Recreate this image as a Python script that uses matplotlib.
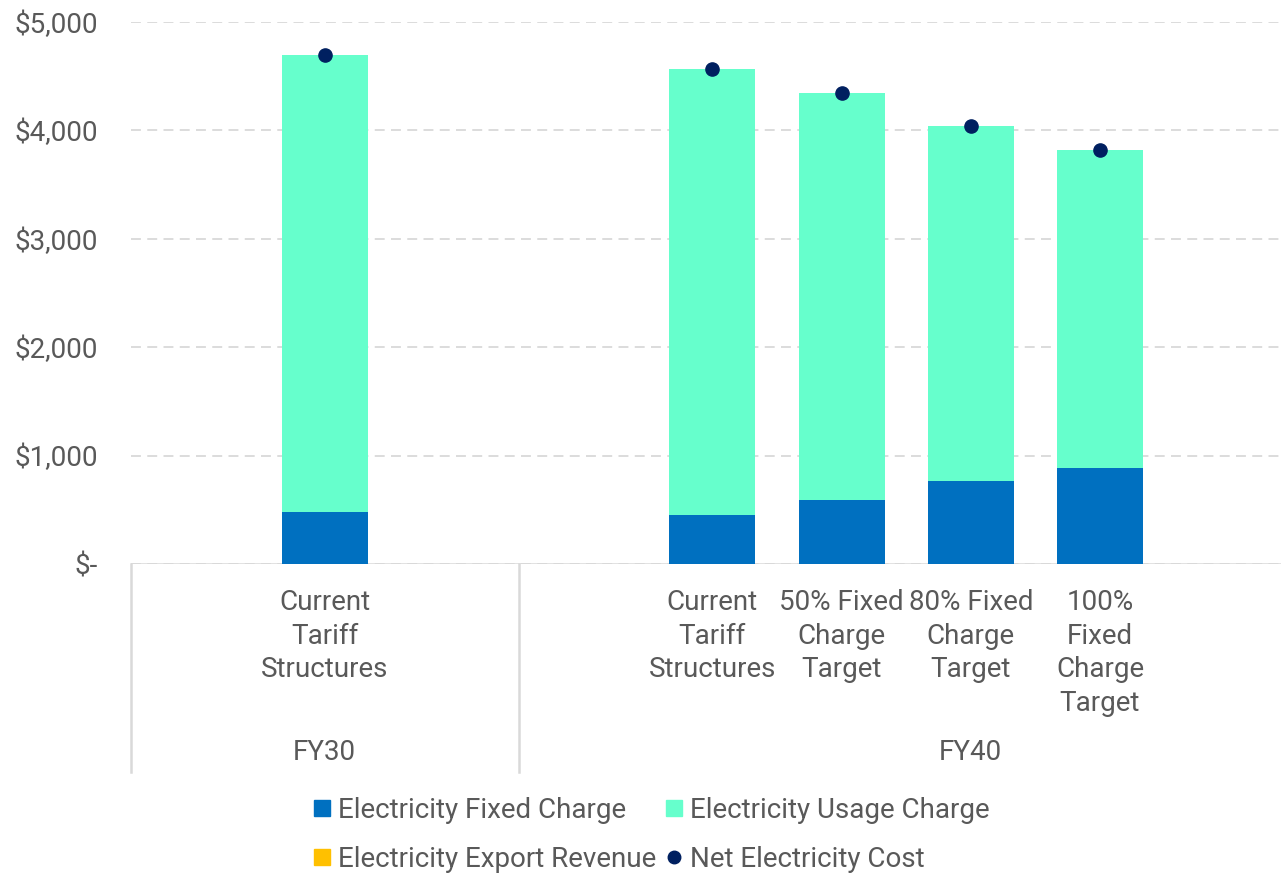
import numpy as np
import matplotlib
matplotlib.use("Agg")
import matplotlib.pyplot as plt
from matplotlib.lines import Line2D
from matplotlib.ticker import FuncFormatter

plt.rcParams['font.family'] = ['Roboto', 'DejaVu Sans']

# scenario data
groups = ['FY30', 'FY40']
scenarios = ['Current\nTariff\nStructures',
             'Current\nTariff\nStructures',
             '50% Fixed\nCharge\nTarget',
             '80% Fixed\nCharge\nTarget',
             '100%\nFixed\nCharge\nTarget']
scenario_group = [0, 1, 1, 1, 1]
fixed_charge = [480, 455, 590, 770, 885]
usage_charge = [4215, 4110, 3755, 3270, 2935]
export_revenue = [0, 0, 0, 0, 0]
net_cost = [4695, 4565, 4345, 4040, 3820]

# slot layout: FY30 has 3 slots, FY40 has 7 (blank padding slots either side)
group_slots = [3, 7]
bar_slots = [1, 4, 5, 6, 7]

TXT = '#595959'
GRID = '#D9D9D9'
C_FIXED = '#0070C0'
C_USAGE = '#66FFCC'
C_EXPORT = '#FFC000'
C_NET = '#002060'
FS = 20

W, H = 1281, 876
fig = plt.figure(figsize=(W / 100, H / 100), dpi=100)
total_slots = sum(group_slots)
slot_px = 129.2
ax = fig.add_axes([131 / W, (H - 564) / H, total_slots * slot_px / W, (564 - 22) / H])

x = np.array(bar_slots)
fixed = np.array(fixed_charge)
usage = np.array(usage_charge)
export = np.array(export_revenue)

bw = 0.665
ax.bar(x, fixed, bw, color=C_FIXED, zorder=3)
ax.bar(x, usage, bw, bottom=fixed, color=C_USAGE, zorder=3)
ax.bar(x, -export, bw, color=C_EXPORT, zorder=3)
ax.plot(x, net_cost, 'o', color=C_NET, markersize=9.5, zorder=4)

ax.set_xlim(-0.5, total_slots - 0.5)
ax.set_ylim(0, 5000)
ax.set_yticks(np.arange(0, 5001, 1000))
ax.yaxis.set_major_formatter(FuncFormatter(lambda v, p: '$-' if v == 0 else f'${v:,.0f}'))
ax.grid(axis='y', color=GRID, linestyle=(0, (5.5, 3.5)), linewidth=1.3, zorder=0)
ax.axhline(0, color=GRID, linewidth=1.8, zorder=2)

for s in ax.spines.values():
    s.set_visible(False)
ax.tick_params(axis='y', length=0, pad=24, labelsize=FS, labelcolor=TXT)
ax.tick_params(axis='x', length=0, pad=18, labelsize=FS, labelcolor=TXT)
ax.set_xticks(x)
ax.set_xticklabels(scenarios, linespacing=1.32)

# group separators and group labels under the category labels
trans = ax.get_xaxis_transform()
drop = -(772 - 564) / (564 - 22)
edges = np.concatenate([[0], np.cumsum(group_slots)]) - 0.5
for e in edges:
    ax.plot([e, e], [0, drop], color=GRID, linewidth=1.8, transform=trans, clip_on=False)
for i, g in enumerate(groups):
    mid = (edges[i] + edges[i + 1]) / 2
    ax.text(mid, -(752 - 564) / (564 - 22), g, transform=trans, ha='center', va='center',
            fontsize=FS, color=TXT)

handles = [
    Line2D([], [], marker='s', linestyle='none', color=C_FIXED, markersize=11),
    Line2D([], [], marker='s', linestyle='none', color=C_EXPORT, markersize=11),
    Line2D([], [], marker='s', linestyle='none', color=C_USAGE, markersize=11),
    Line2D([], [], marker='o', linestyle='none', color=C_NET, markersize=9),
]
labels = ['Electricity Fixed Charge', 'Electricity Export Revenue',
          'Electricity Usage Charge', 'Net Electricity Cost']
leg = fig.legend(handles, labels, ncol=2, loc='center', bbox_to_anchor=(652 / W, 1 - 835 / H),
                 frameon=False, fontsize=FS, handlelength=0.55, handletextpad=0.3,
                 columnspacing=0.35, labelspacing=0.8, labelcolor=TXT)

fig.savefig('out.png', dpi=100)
···
- [WHAT TO DO] Take the listing and print it again exactly, but without any pictures.

- [RESPONSE TO THIS TASK]
Recreate this image as a Python script that uses matplotlib.
import numpy as np
import matplotlib
matplotlib.use("Agg")
import matplotlib.pyplot as plt
from matplotlib.lines import Line2D
from matplotlib.ticker import FuncFormatter

plt.rcParams['font.family'] = ['Roboto', 'DejaVu Sans']

# scenario data
groups = ['FY30', 'FY40']
scenarios = ['Current\nTariff\nStructures',
             'Current\nTariff\nStructures',
             '50% Fixed\nCharge\nTarget',
             '80% Fixed\nCharge\nTarget',
             '100%\nFixed\nCharge\nTarget']
scenario_group = [0, 1, 1, 1, 1]
fixed_charge = [480, 455, 590, 770, 885]
usage_charge = [4215, 4110, 3755, 3270, 2935]
export_revenue = [0, 0, 0, 0, 0]
net_cost = [4695, 4565, 4345, 4040, 3820]

# slot layout: FY30 has 3 slots, FY40 has 7 (blank padding slots either side)
group_slots = [3, 7]
bar_slots = [1, 4, 5, 6, 7]

TXT = '#595959'
GRID = '#D9D9D9'
C_FIXED = '#0070C0'
C_USAGE = '#66FFCC'
C_EXPORT = '#FFC000'
C_NET = '#002060'
FS = 20

W, H = 1281, 876
fig = plt.figure(figsize=(W / 100, H / 100), dpi=100)
total_slots = sum(group_slots)
slot_px = 129.2
ax = fig.add_axes([131 / W, (H - 564) / H, total_slots * slot_px / W, (564 - 22) / H])

x = np.array(bar_slots)
fixed = np.array(fixed_charge)
usage = np.array(usage_charge)
export = np.array(export_revenue)

bw = 0.665
ax.bar(x, fixed, bw, color=C_FIXED, zorder=3)
ax.bar(x, usage, bw, bottom=fixed, color=C_USAGE, zorder=3)
ax.bar(x, -export, bw, color=C_EXPORT, zorder=3)
ax.plot(x, net_cost, 'o', color=C_NET, markersize=9.5, zorder=4)

ax.set_xlim(-0.5, total_slots - 0.5)
ax.set_ylim(0, 5000)
ax.set_yticks(np.arange(0, 5001, 1000))
ax.yaxis.set_major_formatter(FuncFormatter(lambda v, p: '$-' if v == 0 else f'${v:,.0f}'))
ax.grid(axis='y', color=GRID, linestyle=(0, (5.5, 3.5)), linewidth=1.3, zorder=0)
ax.axhline(0, color=GRID, linewidth=1.8, zorder=2)

for s in ax.spines.values():
    s.set_visible(False)
ax.tick_params(axis='y', length=0, pad=24, labelsize=FS, labelcolor=TXT)
ax.tick_params(axis='x', length=0, pad=18, labelsize=FS, labelcolor=TXT)
ax.set_xticks(x)
ax.set_xticklabels(scenarios, linespacing=1.32)

# group separators and group labels under the category labels
trans = ax.get_xaxis_transform()
drop = -(772 - 564) / (564 - 22)
edges = np.concatenate([[0], np.cumsum(group_slots)]) - 0.5
for e in edges:
    ax.plot([e, e], [0, drop], color=GRID, linewidth=1.8, transform=trans, clip_on=False)
for i, g in enumerate(groups):
    mid = (edges[i] + edges[i + 1]) / 2
    ax.text(mid, -(752 - 564) / (564 - 22), g, transform=trans, ha='center', va='center',
            fontsize=FS, color=TXT)

handles = [
    Line2D([], [], marker='s', linestyle='none', color=C_FIXED, markersize=11),
    Line2D([], [], marker='s', linestyle='none', color=C_EXPORT, markersize=11),
    Line2D([], [], marker='s', linestyle='none', color=C_USAGE, markersize=11),
    Line2D([], [], marker='o', linestyle='none', color=C_NET, markersize=9),
]
labels = ['Electricity Fixed Charge', 'Electricity Export Revenue',
          'Electricity Usage Charge', 'Net Electricity Cost']
leg = fig.legend(handles, labels, ncol=2, loc='center', bbox_to_anchor=(652 / W, 1 - 835 / H),
                 frameon=False, fontsize=FS, handlelength=0.55, handletextpad=0.3,
                 columnspacing=0.35, labelspacing=0.8, labelcolor=TXT)

fig.savefig('out.png', dpi=100)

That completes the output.